Imposte

Tari, stop a tutto campo per i rifiuti delle industrie

La circolare dell’Ambiente indica l’esenzione per tutti i magazzini. Per mense e uffici esenzione dalla quota variabile per ogni tipo di recupero

di Gianni Trovati

Si allargano le esenzioni Tari per le industrie, che si applicano in automatico anche ai magazzini e bloccano sia la quota fissa sia la quota variabile. Lo stop alla Tari variabile, per le altre superfici, riguarda poi i rifiuti avviati «a qualunque processo di recupero». I termini per comunicare l’addio al servizio pubblico vengono fissati al 31 maggio.

Sono le tre novità nella versione definitiva della circolare con cui il ministero della Transizione ecologica (ex ministero dell’Ambiente) detta le istruzioni per applicare le nuove regole nate con il recepimento della direttiva comunitaria sull’economia circolare. Tutte e tre le novità sono buone notizie per le imprese. Non lo sono quindi altrettanto per i Comuni e i gestori che incassano le tariffe.

Tutto nasce, si diceva, dal recepimento della direttiva sull’economia circolare (la 2018/852) avvenuto a settembre con il Dlgs 116/2020, in vigore dal 1° gennaio scorso. Le nuove regole cancellano il potere dei Comuni di «assimilare» agli urbani i rifiuti speciali delle imprese, assoggettandoli quindi alla tariffa rifiuti.

Per applicarle, si fissano confini rigidi fra i rifiuti esenti e quelli per i quali si continua a pagare la Tari. Confini che nella circolare allargano il campo delle esenzioni rispetto alle bozze delle scorse settimane.

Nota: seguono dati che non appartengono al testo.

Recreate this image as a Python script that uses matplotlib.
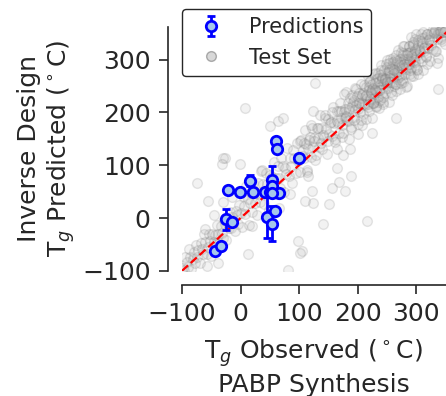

L’esenzione per le aree che producono rifiuti industriali ferma sia la quota variabile sia quella fissa, che nell’impianto della Tari servirebbe a finanziare i costi generali del servizio. Ipotesi contestata dai Comuni, ma sostenuta già dal Mef nelle risposte a Telefisco in riferimento ai soli magazzini funzionalmente collegati alla produzione.

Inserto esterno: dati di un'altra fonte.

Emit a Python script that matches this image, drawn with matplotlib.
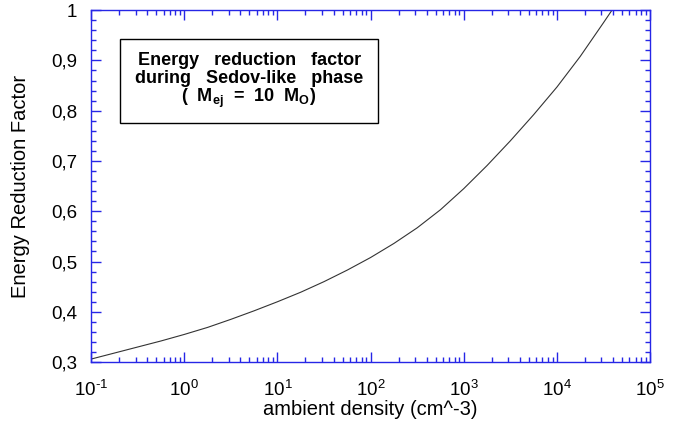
import math

import matplotlib
matplotlib.use("Agg")
import matplotlib.pyplot as plt
from matplotlib.patches import Rectangle
from matplotlib.ticker import FuncFormatter, LogLocator, MultipleLocator

plt.rcParams["font.family"] = ["Liberation Sans", "DejaVu Sans"]
plt.rcParams["mathtext.fontset"] = "custom"
plt.rcParams["mathtext.rm"] = "Liberation Sans"
plt.rcParams["mathtext.bf"] = "Liberation Sans:bold"

# values
density = [0.1, 0.178, 0.316, 0.562, 1.0, 1.78, 3.16, 5.62, 10.0, 17.8,
           31.6, 56.2, 100.0, 178.0, 316.0, 562.0, 1000.0, 1780.0, 3160.0,
           5620.0, 10000.0, 17800.0, 31600.0, 39000.0]
factor = [0.306, 0.318, 0.330, 0.342, 0.355, 0.369, 0.385, 0.402, 0.420,
          0.439, 0.460, 0.483, 0.508, 0.536, 0.567, 0.603, 0.645, 0.691,
          0.740, 0.792, 0.847, 0.908, 0.975, 1.0]

xlim = (0.1, 1e5)
ylim = (0.3, 1.0)
axis_blue = "#2626e6"


def decade_label(v, pos):
    return r"$10^{\text{%d}}$" % round(math.log10(v))


def comma_label(v, pos):
    if abs(v - 1) < 1e-9:
        return "1"
    return f"{v:.1f}".replace(".", ",")


fig = plt.figure(figsize=(6.8, 4.23), dpi=100)
ax = fig.add_axes([0.134, 0.144, 0.822, 0.832])

ax.plot(density, factor, color="#333333", linewidth=0.8)
ax.set_xscale("log")
ax.set_xlim(*xlim)
ax.set_ylim(*ylim)

ax.xaxis.set_major_locator(LogLocator(base=10, numticks=10))
ax.xaxis.set_minor_locator(LogLocator(base=10, subs=range(2, 10), numticks=20))
ax.xaxis.set_major_formatter(FuncFormatter(decade_label))
ax.yaxis.set_major_locator(MultipleLocator(0.1))
ax.yaxis.set_minor_locator(MultipleLocator(0.02))
ax.yaxis.set_major_formatter(FuncFormatter(comma_label))

for spine in ax.spines.values():
    spine.set_color(axis_blue)
    spine.set_linewidth(1.0)
ax.tick_params(which="both", direction="in", top=True, right=True,
               color=axis_blue, labelsize=13.5, labelcolor="black")
ax.tick_params(which="major", length=7, width=1.0)
ax.tick_params(which="minor", length=3.5, width=1.0)
ax.tick_params(axis="x", pad=12)
ax.tick_params(axis="y", pad=10)

ax.set_xlabel("ambient density (cm^-3)", fontsize=14.5, va="top")
ax.xaxis.set_label_coords(0.5, -0.108)
ax.set_ylabel("Energy Reduction Factor", fontsize=14.5)
ax.yaxis.set_label_coords(-0.109, 0.5)

ax.add_patch(Rectangle((0.052, 0.679), 0.461, 0.239, transform=ax.transAxes,
                       fill=False, edgecolor="black", linewidth=1.0))
box_x = 0.2826
ax.text(box_x, 0.844, "Energy   reduction   factor", transform=ax.transAxes,
        ha="center", va="baseline", fontsize=13, fontweight="bold")
ax.text(box_x, 0.793, "during   Sedov-like   phase", transform=ax.transAxes,
        ha="center", va="baseline", fontsize=13, fontweight="bold")
ax.text(box_x, 0.739, r"(  M$_{\mathbf{ej}}$  =  10  M$_{\mathbf{O}}$)",
        transform=ax.transAxes, ha="center", va="baseline",
        fontsize=13, fontweight="bold")

fig.savefig("out.png", dpi=100)
plt.close(fig)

Ora l’esenzione diventa più larga. Perché si applica a tutti i magazzini, quelli «di materie prime, di merci e di prodotti finiti», oltre che alle «superfici dove avviene la lavorazione industriale». Nei primi testi della circolare si parlava di magazzini «funzionalmente» collegati alle lavorazioni.

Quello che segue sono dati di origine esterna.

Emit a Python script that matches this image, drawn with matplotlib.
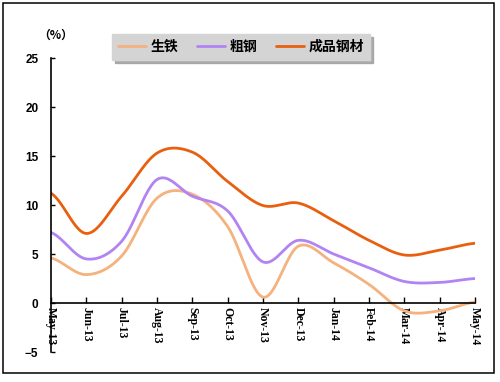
import numpy as np
import matplotlib.pyplot as plt
from matplotlib.patches import Rectangle

months = ['May-13', 'Jun-13', 'Jul-13', 'Aug-13', 'Sep-13', 'Oct-13', 'Nov-13',
          'Dec-13', 'Jan-14', 'Feb-14', 'Mar-14', 'Apr-14', 'May-14']
pig_iron = [4.6, 2.9, 4.8, 10.7, 11.1, 7.8, 0.6, 5.8, 4.1, 1.9, -0.8, -0.8, 0.1]
crude_steel = [7.2, 4.5, 6.3, 12.6, 10.9, 9.4, 4.2, 6.4, 5.0, 3.6, 2.2, 2.1, 2.5]
steel_products = [11.2, 7.1, 10.9, 15.3, 15.4, 12.4, 9.95, 10.2, 8.4, 6.4, 4.9, 5.4, 6.1]

labels = ['生铁', '粗钢', '成品钢材']
colors = ['#F5B17E', '#B283F2', '#E8600F']


def smooth(y, n=30):
    # Excel style smoothed line (Catmull-Rom between the points)
    y = np.asarray(y, dtype=float)
    p = np.concatenate([[y[0]], y, [y[-1]]])
    xs, ys = [], []
    t = np.linspace(0, 1, n, endpoint=False)
    for i in range(len(y) - 1):
        p0, p1, p2, p3 = p[i], p[i + 1], p[i + 2], p[i + 3]
        c1 = p1 + (p2 - p0) / 6
        c2 = p2 - (p3 - p1) / 6
        b = (1 - t) ** 3 * p1 + 3 * (1 - t) ** 2 * t * c1 + 3 * (1 - t) * t ** 2 * c2 + t ** 3 * p2
        xs.append(i + t)
        ys.append(b)
    xs.append([len(y) - 1])
    ys.append([y[-1]])
    return np.concatenate(xs), np.concatenate(ys)


fig = plt.figure(figsize=(5, 3.82), dpi=100)
ax = fig.add_axes([0.102, 0.0785, 0.848, 0.7695])

for vals, lab, col in zip([pig_iron, crude_steel, steel_products], labels, colors):
    sx, sy = smooth(vals)
    ax.plot(sx, sy, color=col, lw=2, label=lab, solid_capstyle='round')

ax.set_xlim(0, len(months) - 1)
ax.set_ylim(-5, 25)
ax.set_yticks(range(-5, 26, 5))
ax.set_xticks(range(len(months)))
ax.set_xticklabels(months)

ax.spines['top'].set_visible(False)
ax.spines['right'].set_visible(False)
ax.spines['bottom'].set_position(('data', 0))
ax.spines['bottom'].set_linewidth(1.2)
ax.spines['left'].set_linewidth(1.2)
ax.tick_params(axis='y', direction='in', length=3, width=1, pad=9)
ax.tick_params(axis='x', direction='in', length=4, width=1, pad=3)

for lbl in ax.get_yticklabels():
    lbl.set_fontfamily('Liberation Sans')
    lbl.set_fontweight('bold')
    lbl.set_fontsize(8.5)
for lbl in ax.get_xticklabels():
    lbl.set_fontfamily('Liberation Serif')
    lbl.set_fontweight('bold')
    lbl.set_fontsize(8.5)
    lbl.set_rotation(-90)
    lbl.set_va('top')
    lbl.set_ha('center')

fig.text(0.112, 1 - 35 / 382, '（%）', fontfamily=['Noto Sans CJK SC', 'DejaVu Sans'],
         fontweight='bold', fontsize=8.5, ha='center', va='center')

leg = fig.legend(loc='center', bbox_to_anchor=(0.482, 1 - 47 / 382), ncol=3,
                 frameon=True, shadow={'color': '#9A9A9A', 'alpha': 0.8},
                 fancybox=False, handlelength=2.0,
                 columnspacing=1.4, handletextpad=0.3, borderpad=0.45,
                 prop={'family': ['Noto Sans CJK SC', 'DejaVu Sans'],
                       'weight': 'bold', 'size': 10})
leg.get_frame().set_facecolor('#D4D4D4')
leg.get_frame().set_edgecolor('#D4D4D4')
leg.get_frame().set_alpha(1)

fig.patches.append(Rectangle((3 / 500, 1 - 373 / 382), 491 / 500, 370 / 382,
                             transform=fig.transFigure, fill=False,
                             edgecolor='black', lw=1.1))

fig.savefig('out.png', dpi=100)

Le altre aree delle imprese, dalle mense agli uffici, che producono rifiuti urbani continuano a pagare la Tari in formula piena. A patto che a smaltirli siano i servizi comunali.

Le imprese possono decidere di abbandonare il servizio pubblico, e in questo caso si vedono esonerare dalla quota variabile (qui la parte fissa rimane). Per ottenere lo sconto, della durata di cinque anni rinnovabili, occorre comunicare la propria scelta al Comune, o al gestore del servizio nelle aree in cui si paga la tariffa corrispettiva, entro il 31 maggio. Sul punto la circolare deve avventurarsi su un terreno reso accidentato dal cortocircuito dell’ultimo intervento normativo, scritto all’articolo 30, comma 5 del decreto sostegni (Dl 41/2021).

La norma spiega che l’addio al servizio va comunicato «entro il 31 maggio di ogni anno». Per il 2021 il problema c’è ma è relativo, perché il termine per le delibere Tari è fissato al 30 giugno. Ma per il 2022 in teoria i Comuni dovrebbero chiudere i conti entro il 31 dicembre prossimo. Per dar tempo agli enti di costruire i piani finanziari, la circolare si trincera dietro un prudente condizionale e sostiene che per il futuro la comunicazione «dovrebbe essere effettuata l’anno precedente a quello in cui deve produrre i suoi effetti». Se ne deduce che entro il 31 maggio 2021 potrebbero essere effettuate anche le comunicazioni per il 2022. E che, soprattutto, solo una modifica normativa può sciogliere davvero il problema.